Improve Your Wednesdays With the Pittsburgh Banjo Club
The Elks Lodge on the North Side is filled with banjo music, singing, polka dancing and people of all ages.
You can catch me at the Allegheny Elks Lodge on Cedar Avenue every Wednesday night listening to banjo music, singing “Yes! We Have No Bananas” and drinking a beer with volunteer waiter and my new friend, Rich.
Have you heard of the Pittsburgh Banjo Club? It’s been around for 34 years, and it has become my new favorite evening excursion.
There are typically about 20 members who show up each Wednesday, and they play from 8 to 11 p.m. This is not technically a show; rather it’s the club’s rehearsal. According to music director Norm Azinger, people of all ages come to sing, dance, hang out, drink, gossip and eat. Elks Lodge simply becomes a hubspot for a diverse group of people to enjoy one another and banjo music.
The doors open at 7:15 and attendees must be 21 unless accompanied by a parent or guardian. The lodge offers cash-only cheap food and drink, such as fries, chicken planks, cheese sticks, nachos, onion rings and other bar food, including a weekly special.
On my first visit, the special was chicken parmesan with fries for $7. My friends and I grabbed a big pitcher of Yuengling for $8 and shared it.
Rich Ferro, the volunteer waiter, greeted us with a friendly smile and jokes. I look forward to talking with Rich every week now.
I also discovered my new favorite song at the banjo club — “Yes! We Have No Bananas.” This is one of the many singalongs. John, who leads the tune, even performs a verse in Italian.
Every person I have met at the banjo club is welcoming and friendly. Tracey Sartoris, a four-year Elk member, takes the food orders and sparks up lively conversations.
“We just came down and we liked the music, but we also liked to see the different generations kind of come together and enjoy the music,“ Sartoris says. “The songs they play aren’t obviously current songs, but the younger generation enjoy them just as much as the older generation, and that’s so fun to see.”
The Pittsburgh Banjo Club has created its own cult following, which includes David and Peggy Bach.
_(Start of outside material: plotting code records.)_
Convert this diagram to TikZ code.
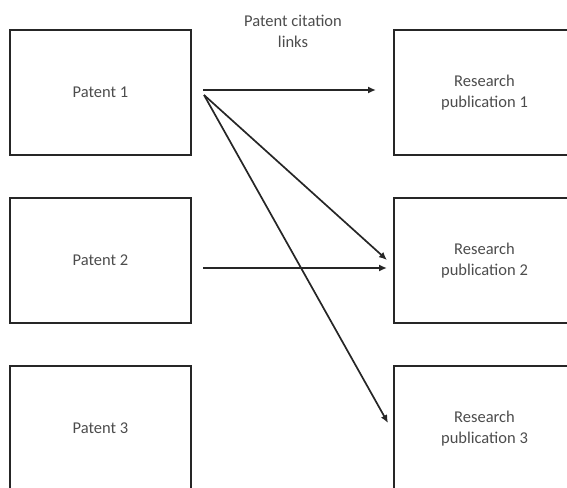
\documentclass[tikz,border=0pt]{standalone}
\usepackage{fontspec}
\setmainfont{Carlito}
\usetikzlibrary{arrows.meta,positioning}

\begin{document}
\begin{tikzpicture}[x=1pt, y=-1pt, >={Latex[length=8pt,width=7pt]},
  box/.style={draw=black!85, line width=2pt, minimum width=181pt, minimum height=125pt,
    inner sep=0pt, align=center, text=black!70, font=\fontsize{16.5}{21}\selectfont},
  link/.style={->, line width=1.7pt, draw=black!85}]

% Frame
\useasboundingbox (0,0) rectangle (567,487);
\clip (0,0) rectangle (567,487);

% Patents
\node[box] (p1) at (100.5,92.5) {Patent 1};
\node[box] (p2) at (100.5,260.5) {Patent 2};
\node[box] (p3) at (100.5,428.5) {Patent 3};

% Publications
\node[box] (r1) at (484.5,92.5) {Research\\publication 1};
\node[box] (r2) at (484.5,260.5) {Research\\publication 2};
\node[box] (r3) at (484.5,428.5) {Research\\publication 3};

% Title
\node[align=center, text=black!70, font=\fontsize{16.5}{21}\selectfont] (title) at (293,31)
  {Patent citation\\links};

% Citation links
\coordinate (s1) at ([xshift=11pt,yshift=2.5pt]p1.east);
\coordinate (s1b) at ([xshift=12pt,yshift=-2.5pt]p1.east);
\coordinate (s2) at ([xshift=11pt,yshift=-7.5pt]p2.east);

\draw[link] (s1) -- ([xshift=-17pt,yshift=2.5pt]r1.west);
\draw[link] (s1b) -- ([xshift=-6pt,yshift=0.5pt]r2.west);
\draw[link] (s1b) -- ([xshift=-5pt,yshift=5.5pt]r3.west);
\draw[link] (s2) -- ([xshift=-6pt,yshift=-7.5pt]r2.west);

\end{tikzpicture}
\end{document}
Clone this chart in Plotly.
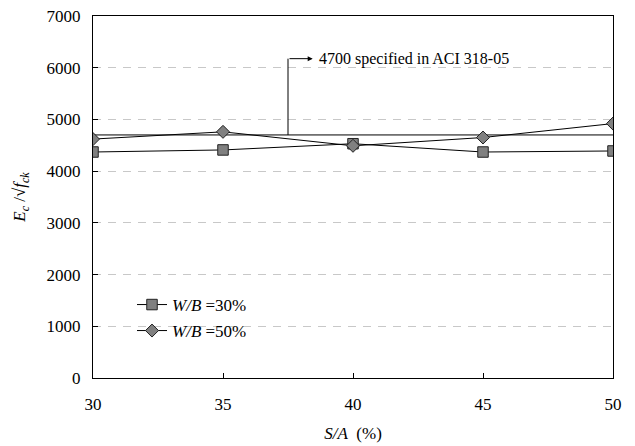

“My wife, Peggy, and I came to banjo night 30 years ago, we lived in Bellevue, and we loved it. Right after we came, we ended up moving to Florida. We’ve been in Florida for 30 years,” Bach says. “We came back up to Pittsburgh to visit and one of the things we needed to do was come see banjo night.”
It’s also landed on national TV; it was featured in an episode of ABC’s sitcom “Downward Dog,” which aired in 2017.
Despite the banjo club’s popularity, its membership has dwindled from a high of 70. There are only two original members left since it was founded in 1988, Azinger says. New members are always welcome and banjo lessons are offered.
“If you think you don’t like banjo music, you’re wrong,” Sartoris says. “Because people think ‘Oh, it’s banjo, I don’t like that,’ but we have trumpets, singers and everything else — it’s so much more than just banjos.”